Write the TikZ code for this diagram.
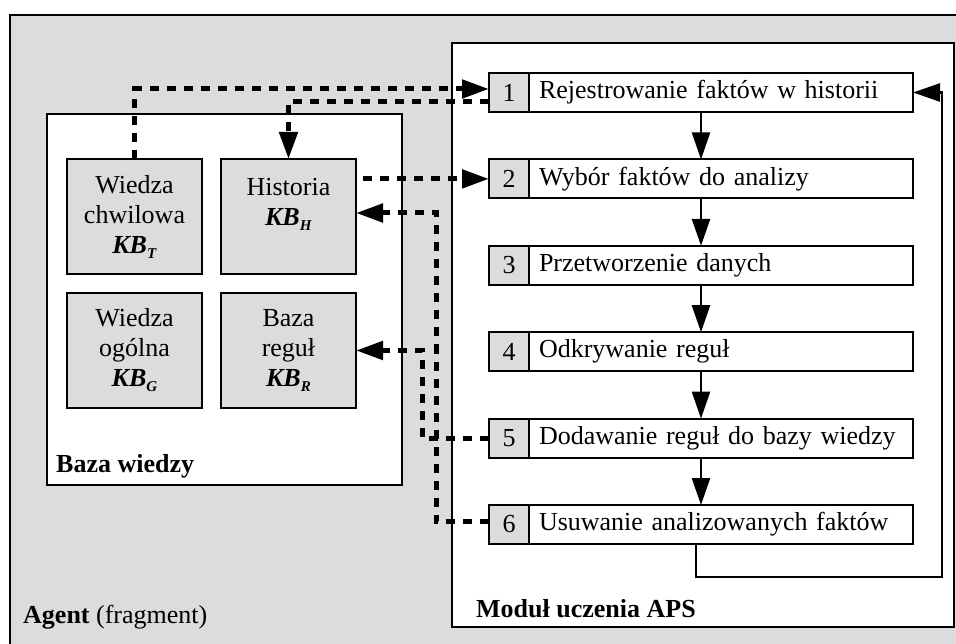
\documentclass[tikz,border=0pt]{standalone}
\usepackage{fontspec}
\setmainfont{Liberation Serif}
\usetikzlibrary{positioning, arrows.meta}

\definecolor{boxgray}{RGB}{220,220,220}
\newcommand{\kbname}[1]{\textbf{\textit{KB}}\raisebox{-5pt}{\fontsize{15}{15}\selectfont\textbf{\textit{#1}}}}

\begin{document}
\begin{tikzpicture}[x=1pt, y=-1pt, font=\fontsize{26}{30}\selectfont,
  frame/.style={draw, line width=2pt, anchor=north west, inner sep=0pt, outer sep=0pt},
  kbbox/.style={draw, fill=boxgray, line width=2pt, minimum width=135pt, minimum height=115pt, align=center, inner sep=2pt, outer sep=0pt},
  numcell/.style={draw, fill=boxgray, line width=2pt, minimum width=40pt, minimum height=39pt, inner sep=0pt, outer sep=0pt},
  stepbox/.style={draw, fill=white, line width=2pt, minimum height=39pt, text width=364pt, inner xsep=10pt, inner ysep=0pt, outer sep=0pt, align=left},
  caption/.style={anchor=base west, inner sep=0pt},
  flow/.style={line width=2.5pt, -{Triangle[length=27pt, width=18pt]}},
  link/.style={line width=5pt, dash pattern=on 9pt off 8pt, -{Triangle[length=27pt, width=18pt]}}]
  \useasboundingbox (0,0) rectangle (956,644);
  \clip (0,0) rectangle (956,644);

  % frames
  \node[frame, fill=boxgray, minimum width=1000pt, minimum height=700pt] (agent) at (10,15) {};
  \node[frame, fill=white, minimum width=502pt, minimum height=584pt] (aps) at (452,43) {};
  \node[frame, fill=white, minimum width=355pt, minimum height=371pt] (kb) at (47,114) {};

  % knowledge base
  \node[kbbox] (wc) at (134.5,216.5) {Wiedza\\chwilowa\\\kbname{T}};
  \node[kbbox, right=19pt of wc] (hist) {Historia\\\kbname{H}\\\mbox{}};
  \node[kbbox, below=19pt of wc] (wo) {Wiedza\\ogólna\\\kbname{G}};
  \node[kbbox, right=19pt of wo] (br) {Baza\\reguł\\\kbname{R}};

  % learning steps
  \foreach \i/\y/\txt in {1/92.5/Rejestrowanie faktów w historii,
                          2/178.9/Wybór faktów do analizy,
                          3/265.3/Przetworzenie danych,
                          4/351.7/Odkrywanie reguł,
                          5/438.1/Dodawanie reguł do bazy wiedzy,
                          6/524.5/Usuwanie analizowanych faktów} {
    \node[numcell] (n\i) at (509,\y) {\i};
    \node[stepbox, right=0pt of n\i] (s\i) {\txt};
  }

  \foreach \a/\b in {s1/s2, s2/s3, s3/s4, s4/s5, s5/s6}
    \draw[flow] ([xshift=-20pt]\a.south) -- ([xshift=-20pt]\b.north);
  \coordinate (loopturn) at (942,577);
  \draw[flow] ([xshift=-25pt]s6.south) |- (loopturn) |- (s1.east);

  % data exchange
  \draw[link] (wc.north) |- ([yshift=3.5pt]n1.west);
  \draw[link] ([yshift=-9.5pt]n1.west) -| (hist.north);
  \draw[link, shorten <=7pt] (hist.east |- n2.west) -- (n2.west);
  \draw[link] ([yshift=3pt]n6.west) -- ++(-53,0) |- ([yshift=3.5pt]hist.east);
  \draw[link] (n5.west) -- ++(-67,0) |- (br.east);

  % captions
  \node[caption] (kblabel) at (56,472) {\bfseries Baza wiedzy};
  \node[caption] (apslabel) at (476,617) {\bfseries Moduł uczenia APS};
  \node[caption] (agentlabel) at (23,623) {\textbf{Agent} (fragment)};
\end{tikzpicture}
\end{document}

+ + + + +

**Task goal**
Exclude every picture and copy the remaining data exactly.

**Task answer**
Write the TikZ code for this diagram.
\documentclass[tikz,border=0pt]{standalone}
\usepackage{fontspec}
\setmainfont{Liberation Serif}
\usetikzlibrary{positioning, arrows.meta}

\definecolor{boxgray}{RGB}{220,220,220}
\newcommand{\kbname}[1]{\textbf{\textit{KB}}\raisebox{-5pt}{\fontsize{15}{15}\selectfont\textbf{\textit{#1}}}}

\begin{document}
\begin{tikzpicture}[x=1pt, y=-1pt, font=\fontsize{26}{30}\selectfont,
  frame/.style={draw, line width=2pt, anchor=north west, inner sep=0pt, outer sep=0pt},
  kbbox/.style={draw, fill=boxgray, line width=2pt, minimum width=135pt, minimum height=115pt, align=center, inner sep=2pt, outer sep=0pt},
  numcell/.style={draw, fill=boxgray, line width=2pt, minimum width=40pt, minimum height=39pt, inner sep=0pt, outer sep=0pt},
  stepbox/.style={draw, fill=white, line width=2pt, minimum height=39pt, text width=364pt, inner xsep=10pt, inner ysep=0pt, outer sep=0pt, align=left},
  caption/.style={anchor=base west, inner sep=0pt},
  flow/.style={line width=2.5pt, -{Triangle[length=27pt, width=18pt]}},
  link/.style={line width=5pt, dash pattern=on 9pt off 8pt, -{Triangle[length=27pt, width=18pt]}}]
  \useasboundingbox (0,0) rectangle (956,644);
  \clip (0,0) rectangle (956,644);

  % frames
  \node[frame, fill=boxgray, minimum width=1000pt, minimum height=700pt] (agent) at (10,15) {};
  \node[frame, fill=white, minimum width=502pt, minimum height=584pt] (aps) at (452,43) {};
  \node[frame, fill=white, minimum width=355pt, minimum height=371pt] (kb) at (47,114) {};

  % knowledge base
  \node[kbbox] (wc) at (134.5,216.5) {Wiedza\\chwilowa\\\kbname{T}};
  \node[kbbox, right=19pt of wc] (hist) {Historia\\\kbname{H}\\\mbox{}};
  \node[kbbox, below=19pt of wc] (wo) {Wiedza\\ogólna\\\kbname{G}};
  \node[kbbox, right=19pt of wo] (br) {Baza\\reguł\\\kbname{R}};

  % learning steps
  \foreach \i/\y/\txt in {1/92.5/Rejestrowanie faktów w historii,
                          2/178.9/Wybór faktów do analizy,
                          3/265.3/Przetworzenie danych,
                          4/351.7/Odkrywanie reguł,
                          5/438.1/Dodawanie reguł do bazy wiedzy,
                          6/524.5/Usuwanie analizowanych faktów} {
    \node[numcell] (n\i) at (509,\y) {\i};
    \node[stepbox, right=0pt of n\i] (s\i) {\txt};
  }

  \foreach \a/\b in {s1/s2, s2/s3, s3/s4, s4/s5, s5/s6}
    \draw[flow] ([xshift=-20pt]\a.south) -- ([xshift=-20pt]\b.north);
  \coordinate (loopturn) at (942,577);
  \draw[flow] ([xshift=-25pt]s6.south) |- (loopturn) |- (s1.east);

  % data exchange
  \draw[link] (wc.north) |- ([yshift=3.5pt]n1.west);
  \draw[link] ([yshift=-9.5pt]n1.west) -| (hist.north);
  \draw[link, shorten <=7pt] (hist.east |- n2.west) -- (n2.west);
  \draw[link] ([yshift=3pt]n6.west) -- ++(-53,0) |- ([yshift=3.5pt]hist.east);
  \draw[link] (n5.west) -- ++(-67,0) |- (br.east);

  % captions
  \node[caption] (kblabel) at (56,472) {\bfseries Baza wiedzy};
  \node[caption] (apslabel) at (476,617) {\bfseries Moduł uczenia APS};
  \node[caption] (agentlabel) at (23,623) {\textbf{Agent} (fragment)};
\end{tikzpicture}
\end{document}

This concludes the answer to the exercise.